Biodiversity Net Gain (BNG) is an approach to development that leaves biodiversity in a better state than before. Where a development has an impact on biodiversity it encourages developers to provide an increase in appropriate natural habitat and ecological features over and above that being affected. It is hoped that the current loss of biodiversity through development will be halted and ecological networks can be restored. It will apply from November 2023 for developments in the Town and Country Planning Act 1990 and to small sites from April 2024.
The Environment Act 2021 provides for BNG by way of amendments to the Town and Country Planning Act 1990 and the Planning Act 2008. Development on land and in intertidal locations (down to MLWM) will be mandated to deliver BNG. The Act states development must achieve at least a 10% net gain in value for biodiversity – a requirement that habitats for wildlife must be left in a measurably better state than before the development. Developers must submit a ‘biodiversity net gain plan’ alongside usual planning application documents. The local authority must assess whether the 10% net gain requirement is met in order to approve it. If net gain is not achievable on-site, the plan will need to include off-site habitat enhancements, in line with the mitigation hierarchy; the local authority must be satisfied that this is secured through a planning obligation or conservation covenant. There is a separate system that applies to marine development (Marine Net Gain (MNG)) which is currently under development.
MNG will apply to developments, or infrastructure forming part of development, beyond the Mean Low Water Mark. Many marine developments will however ultimately land onshore and will also have terrestrial and intertidal elements, they may be subject to both BNG and MNG in the future. Defra have committed to ensuring that MNG is as coherent and consistent with land-based BNG as possible. In 2022 Defra consulted on the principles of marine net gain.

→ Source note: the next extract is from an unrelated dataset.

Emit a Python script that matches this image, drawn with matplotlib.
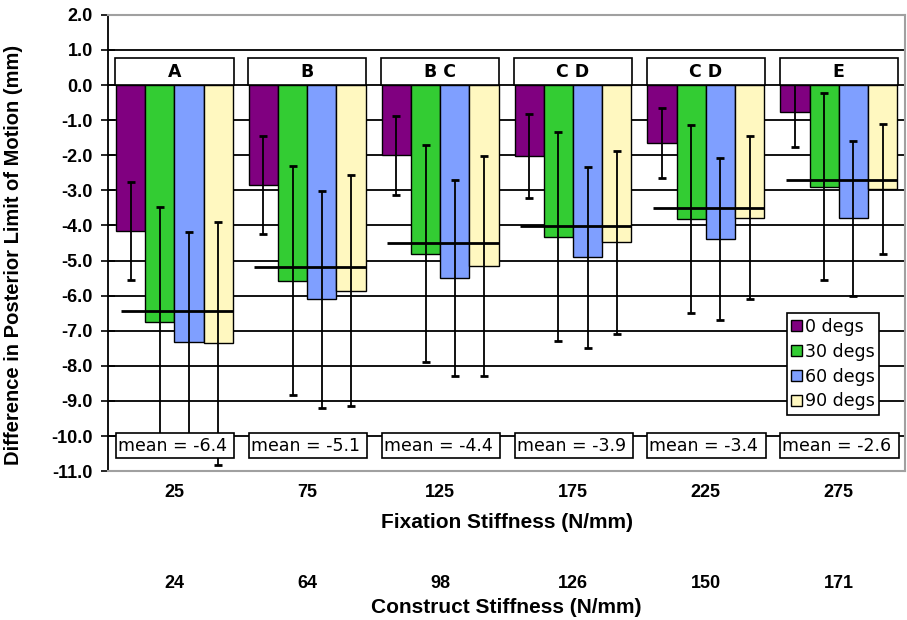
import matplotlib
matplotlib.use("Agg")
import matplotlib.pyplot as plt
from matplotlib.patches import Rectangle
import numpy as np

# ---- data ----
fixation = ["25", "75", "125", "175", "225", "275"]
construct = ["24", "64", "98", "126", "150", "171"]
groups = ["A", "B", "B C", "C D", "C D", "E"]
series = ["0 degs", "30 degs", "60 degs", "90 degs"]
vals_0 = [-4.15, -2.84, -2.00, -2.02, -1.65, -0.77]
vals_30 = [-6.75, -5.57, -4.80, -4.32, -3.82, -2.89]
vals_60 = [-7.31, -6.10, -5.50, -4.91, -4.38, -3.80]
vals_90 = [-7.36, -5.86, -5.15, -4.48, -3.78, -2.97]
sd_0 = [1.40, 1.39, 1.12, 1.21, 1.00, 1.00]
sd_30 = [3.29, 3.27, 3.08, 2.98, 2.68, 2.67]
sd_60 = [3.12, 3.09, 2.80, 2.58, 2.31, 2.21]
sd_90 = [3.45, 3.29, 3.13, 2.61, 2.32, 1.85]
mean_line = [-6.45, -5.18, -4.49, -4.01, -3.49, -2.69]
mean_text = ["-6.4", "-5.1", "-4.4", "-3.9", "-3.4", "-2.6"]

colors = ["#800080", "#33cc33", "#7f9fff", "#fff8c0"]

fig = plt.figure(figsize=(9.07, 6.20), dpi=100)
ax = fig.add_axes([0.119, 0.240, 0.879, 0.736])

x = np.arange(len(fixation))
w = 0.22
offsets = [-1.5 * w, -0.5 * w, 0.5 * w, 1.5 * w]
allvals = [vals_0, vals_30, vals_60, vals_90]
allsd = [sd_0, sd_30, sd_60, sd_90]

for k in range(4):
    ax.bar(x + offsets[k], allvals[k], width=w, color=colors[k],
           edgecolor="black", linewidth=1.0, label=series[k], zorder=2)
    ax.errorbar(x + offsets[k], allvals[k], yerr=allsd[k], fmt="none",
                ecolor="black", elinewidth=1.3, capsize=3.0, capthick=2.0,
                zorder=3)

# mean lines
for i in range(len(x)):
    ax.plot([x[i] - 0.40, x[i] + 0.44], [mean_line[i], mean_line[i]],
            color="black", lw=2.0, zorder=4, solid_capstyle="butt")

# group letter boxes
for i, g in enumerate(groups):
    ax.add_patch(Rectangle((x[i] - 0.445, 0.0), 0.89, 0.77,
                           facecolor="white", edgecolor="black", lw=1.2,
                           zorder=5))
    ax.text(x[i], 0.38, g, ha="center", va="center", fontsize=12.5,
            fontweight="bold", family="DejaVu Sans", zorder=6)

# mean boxes
for i, m in enumerate(mean_text):
    ax.add_patch(Rectangle((x[i] - 0.44, -10.62), 0.89, 0.72,
                           facecolor="white", edgecolor="black", lw=1.2,
                           zorder=5))
    ax.text(x[i] - 0.425, -10.27, "mean = " + m, ha="left", va="center",
            fontsize=12.5, family="DejaVu Sans", zorder=6)

ax.set_xlim(-0.5, 5.5)
ax.set_ylim(-11, 2)
ax.set_yticks(np.arange(-11, 2.01, 1.0))
ax.set_yticklabels([f"{v:.1f}" for v in np.arange(-11, 2.01, 1.0)],
                   fontsize=13, fontweight="bold", family="Liberation Sans")
ax.yaxis.grid(True, color="black", lw=1.3)
ax.set_axisbelow(True)

ax.set_xticks(x)
ax.set_xticklabels(fixation, fontsize=13, fontweight="bold",
                   family="Liberation Sans")
ax.tick_params(axis="x", length=0, pad=9)
ax.tick_params(axis="y", direction="inout", length=10, width=1.2, pad=6)
ax.set_xlabel("Fixation Stiffness (N/mm)", fontsize=15, fontweight="bold",
              family="Liberation Sans", labelpad=9)
ax.set_ylabel("Difference in Posterior Limit of Motion (mm)", fontsize=14.5,
              fontweight="bold", family="Liberation Sans")
ax.yaxis.set_label_coords(-0.106, 0.475)

for s in ["top", "right", "bottom"]:
    ax.spines[s].set_color("#a0a0a0")
    ax.spines[s].set_linewidth(1.5)
ax.spines["left"].set_color("black")
ax.spines["left"].set_linewidth(1.3)

sec = ax.secondary_xaxis(-0.21)
sec.set_xticks(x)
sec.set_xticklabels(construct, fontsize=13, fontweight="bold",
                    family="Liberation Sans")
sec.tick_params(axis="x", length=0, pad=6)
sec.spines["bottom"].set_visible(False)
sec.set_xlabel("Construct Stiffness (N/mm)", fontsize=15, fontweight="bold",
               family="Liberation Sans", labelpad=4)

leg = ax.legend(loc="lower right", bbox_to_anchor=(0.9785, 0.1045),
                frameon=True, fancybox=False,
                edgecolor="black", framealpha=1.0, handlelength=0.6,
                handleheight=0.6, handletextpad=0.2, borderpad=0.25,
                labelspacing=0.4, prop={"family": "DejaVu Sans", "size": 12.5})
leg.get_frame().set_linewidth(1.2)
leg.set_zorder(10)

fig.savefig("out.png", dpi=100)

There is a broad call for meaningful and strategic aspirations for the marine and intertidal space rather than just a metric. In 2021, ABPmer was commissioned by the Offshore Wind Energy and Change (OWEC) Marine Net Gain Task & Finish Group, which is working closely with Defra’s Offshore Wind Enabling Actions Programme (OWEAP), to conduct a survey amongst key stakeholders and develop recommendations for strategic targets for Marine Net. This work has led to an assumptions paper that describes a proposed approach looking at where intertidal/marine are failing and where there is a need to foster recovery.